### Data excerpt ###

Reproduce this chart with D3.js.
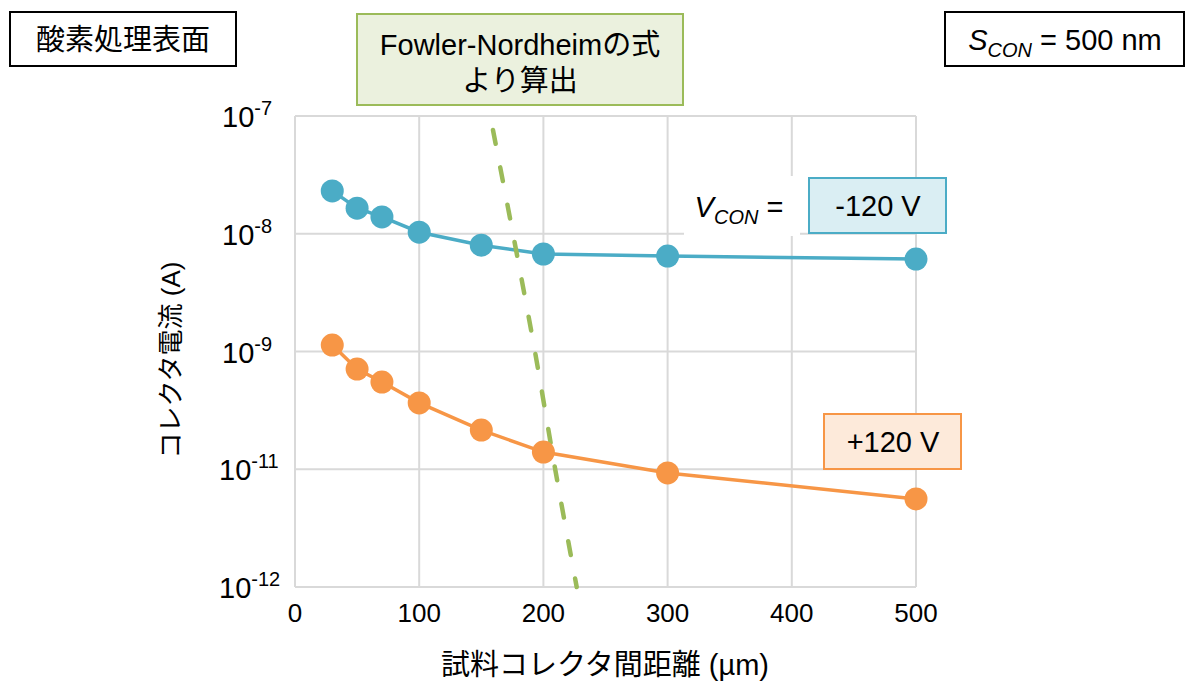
<!DOCTYPE html>
<html>
<head>
<meta charset="utf-8">
<script src="https://cdn.jsdelivr.net/npm/d3@7"></script>
<style>
  html, body { margin: 0; padding: 0; background: #fff; }
  svg { display: block; font-family: "Liberation Sans", Arial, "Noto Sans CJK JP", sans-serif; }
</style>
</head>
<body>
<svg id="chart" width="1186" height="681"></svg>
<script>
// Collector current vs. sample–collector distance (oxygen-treated surface)
const distances = [30, 50, 70, 100, 150, 200, 300, 500];               // µm
const currentMinus120 = [2.31e-8, 1.65e-8, 1.39e-8, 1.03e-8, 8.0e-9, 6.73e-9, 6.47e-9, 6.1e-9]; // A, V_CON = -120 V
const currentPlus120  = [1.135e-9, 7.1e-10, 5.5e-10, 3.66e-10, 2.15e-10, 1.40e-10, 9.3e-11, 5.6e-11]; // A, V_CON = +120 V

// Fowler–Nordheim estimate
const fnDistance = [159.4, 175.5, 193.2, 209.5, 226.8];
const fnCurrent  = [7.6e-8, 1e-8, 1e-9, 1e-10, 1e-11];

const xTickValues = [0, 100, 200, 300, 400, 500];
const yTickValues = [1e-7, 1e-8, 1e-9, 1e-10, 1e-11];
const yTickExponents = ["-7", "-8", "-9", "-11", "-12"];

const svg = d3.select("#chart");
const FONT = 26, LABEL_FONT = 29;
const GRID = "#d9d9d9";
const BLUE = "#4bacc6", ORANGE = "#f79646", GREEN = "#9bbb59";

const x = d3.scaleLinear().domain([0, 500]).range([295, 916]);
const y = d3.scaleLog().domain([1e-11, 1e-7]).range([587, 116]);

// grid
const grid = svg.append("g");
grid.selectAll("line.v").data(xTickValues).join("line")
  .attr("x1", d => x(d)).attr("x2", d => x(d))
  .attr("y1", y.range()[1]).attr("y2", y.range()[0])
  .attr("stroke", GRID).attr("stroke-width", 2);
grid.selectAll("line.h").data(yTickValues).join("line")
  .attr("x1", x.range()[0]).attr("x2", x.range()[1])
  .attr("y1", d => y(d)).attr("y2", d => y(d))
  .attr("stroke", GRID).attr("stroke-width", 2);

// x tick labels
svg.append("g").selectAll("text").data(xTickValues).join("text")
  .attr("x", d => x(d)).attr("y", 622)
  .attr("text-anchor", "middle").attr("font-size", FONT).attr("fill", "#000")
  .text(d => d);

// y tick labels (10 with superscript exponent)
const yl = svg.append("g").selectAll("text").data(yTickValues).join("text")
  .attr("x", (d, i) => yTickExponents[i].length > 2 ? 219 : 222)
  .attr("y", (d) => y(d) + 11)
  .attr("text-anchor", "start").attr("font-size", 29).attr("fill", "#000");
yl.append("tspan").text("10");
yl.append("tspan").attr("font-size", 20).attr("dy", -12).text((d, i) => yTickExponents[i]);

// axis titles
svg.append("text").attr("x", 605).attr("y", 675)
  .attr("text-anchor", "middle").attr("font-size", LABEL_FONT)
  .text("試料コレクタ間距離 (µm)");
svg.append("text")
  .attr("transform", "translate(180,360) rotate(-90)")
  .attr("text-anchor", "middle").attr("font-size", FONT)
  .text("コレクタ電流 (A)");

// series lines
const line = d3.line().x(d => x(d[0])).y(d => y(d[1]));
const seriesMinus = distances.map((d, i) => [d, currentMinus120[i]]);
const seriesPlus = distances.map((d, i) => [d, currentPlus120[i]]);
svg.append("path").datum(seriesMinus).attr("d", line)
  .attr("fill", "none").attr("stroke", BLUE).attr("stroke-width", 3.5);
svg.append("path").datum(seriesPlus).attr("d", line)
  .attr("fill", "none").attr("stroke", ORANGE).attr("stroke-width", 3.5);

// Fowler–Nordheim dashed curve
const fnLine = d3.line().x(d => x(d[0])).y(d => y(d[1])).curve(d3.curveMonotoneY);
svg.append("path").datum(fnDistance.map((d, i) => [d, fnCurrent[i]])).attr("d", fnLine)
  .attr("fill", "none").attr("stroke", GREEN).attr("stroke-width", 4.5)
  .attr("stroke-linecap", "round").attr("stroke-dasharray", "14 24");

// markers
svg.append("g").selectAll("circle").data(seriesMinus).join("circle")
  .attr("cx", d => x(d[0])).attr("cy", d => y(d[1])).attr("r", 11.5).attr("fill", BLUE);
svg.append("g").selectAll("circle").data(seriesPlus).join("circle")
  .attr("cx", d => x(d[0])).attr("cy", d => y(d[1])).attr("r", 11.5).attr("fill", ORANGE);

// annotation boxes
function box(x0, y0, w, h, fill, stroke, sw) {
  svg.append("rect").attr("x", x0).attr("y", y0).attr("width", w).attr("height", h)
    .attr("fill", fill).attr("stroke", stroke).attr("stroke-width", sw);
}

box(10, 12, 226, 54, "#fff", "#000", 2);
svg.append("text").attr("x", 123).attr("y", 50).attr("text-anchor", "middle")
  .attr("font-size", LABEL_FONT).text("酸素処理表面");

box(357, 14, 326, 91, "#ebf1de", GREEN, 2);
svg.append("text").attr("x", 520).attr("y", 55).attr("text-anchor", "middle")
  .attr("font-size", LABEL_FONT).text("Fowler-Nordheimの式");
svg.append("text").attr("x", 520).attr("y", 91).attr("text-anchor", "middle")
  .attr("font-size", LABEL_FONT).text("より算出");

box(945, 12, 239, 54, "#fff", "#000", 2);
const st = svg.append("text").attr("x", 1065).attr("y", 50).attr("text-anchor", "middle").attr("font-size", LABEL_FONT);
st.append("tspan").attr("font-style", "italic").text("S");
st.append("tspan").attr("font-style", "italic").attr("font-size", 20).attr("dy", 7).text("CON");
st.append("tspan").attr("dy", -7).text(" = 500 nm");

// V_CON label on white background
svg.append("rect").attr("x", 684).attr("y", 176).attr("width", 116).attr("height", 60).attr("fill", "#fff");
const vt = svg.append("text").attr("x", 739).attr("y", 217).attr("text-anchor", "middle").attr("font-size", LABEL_FONT);
vt.append("tspan").attr("font-style", "italic").text("V");
vt.append("tspan").attr("font-style", "italic").attr("font-size", 20).attr("dy", 7).text("CON");
vt.append("tspan").attr("dy", -7).text(" =");

box(809, 178, 137, 55, "#daeef3", BLUE, 2);
svg.append("text").attr("x", 878).attr("y", 216).attr("text-anchor", "middle")
  .attr("font-size", LABEL_FONT).text("-120 V");

box(824, 414, 137, 55, "#fdeada", ORANGE, 2);
svg.append("text").attr("x", 893).attr("y", 452).attr("text-anchor", "middle")
  .attr("font-size", LABEL_FONT).text("+120 V");
</script>
</body>
</html>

###

• _Exercise_
Repeat only the lines between the start of the data and the line with "const y = d3.scaleLog().domain([1e-11, 1e-7]).range([587, 116]);", including those two lines, and skip the pictures.

• _Written answer_
Reproduce this chart with D3.js.
<!DOCTYPE html>
<html>
<head>
<meta charset="utf-8">
<script src="https://cdn.jsdelivr.net/npm/d3@7"></script>
<style>
  html, body { margin: 0; padding: 0; background: #fff; }
  svg { display: block; font-family: "Liberation Sans", Arial, "Noto Sans CJK JP", sans-serif; }
</style>
</head>
<body>
<svg id="chart" width="1186" height="681"></svg>
<script>
// Collector current vs. sample–collector distance (oxygen-treated surface)
const distances = [30, 50, 70, 100, 150, 200, 300, 500];               // µm
const currentMinus120 = [2.31e-8, 1.65e-8, 1.39e-8, 1.03e-8, 8.0e-9, 6.73e-9, 6.47e-9, 6.1e-9]; // A, V_CON = -120 V
const currentPlus120  = [1.135e-9, 7.1e-10, 5.5e-10, 3.66e-10, 2.15e-10, 1.40e-10, 9.3e-11, 5.6e-11]; // A, V_CON = +120 V

// Fowler–Nordheim estimate
const fnDistance = [159.4, 175.5, 193.2, 209.5, 226.8];
const fnCurrent  = [7.6e-8, 1e-8, 1e-9, 1e-10, 1e-11];

const xTickValues = [0, 100, 200, 300, 400, 500];
const yTickValues = [1e-7, 1e-8, 1e-9, 1e-10, 1e-11];
const yTickExponents = ["-7", "-8", "-9", "-11", "-12"];

const svg = d3.select("#chart");
const FONT = 26, LABEL_FONT = 29;
const GRID = "#d9d9d9";
const BLUE = "#4bacc6", ORANGE = "#f79646", GREEN = "#9bbb59";

const x = d3.scaleLinear().domain([0, 500]).range([295, 916]);
const y = d3.scaleLog().domain([1e-11, 1e-7]).range([587, 116]);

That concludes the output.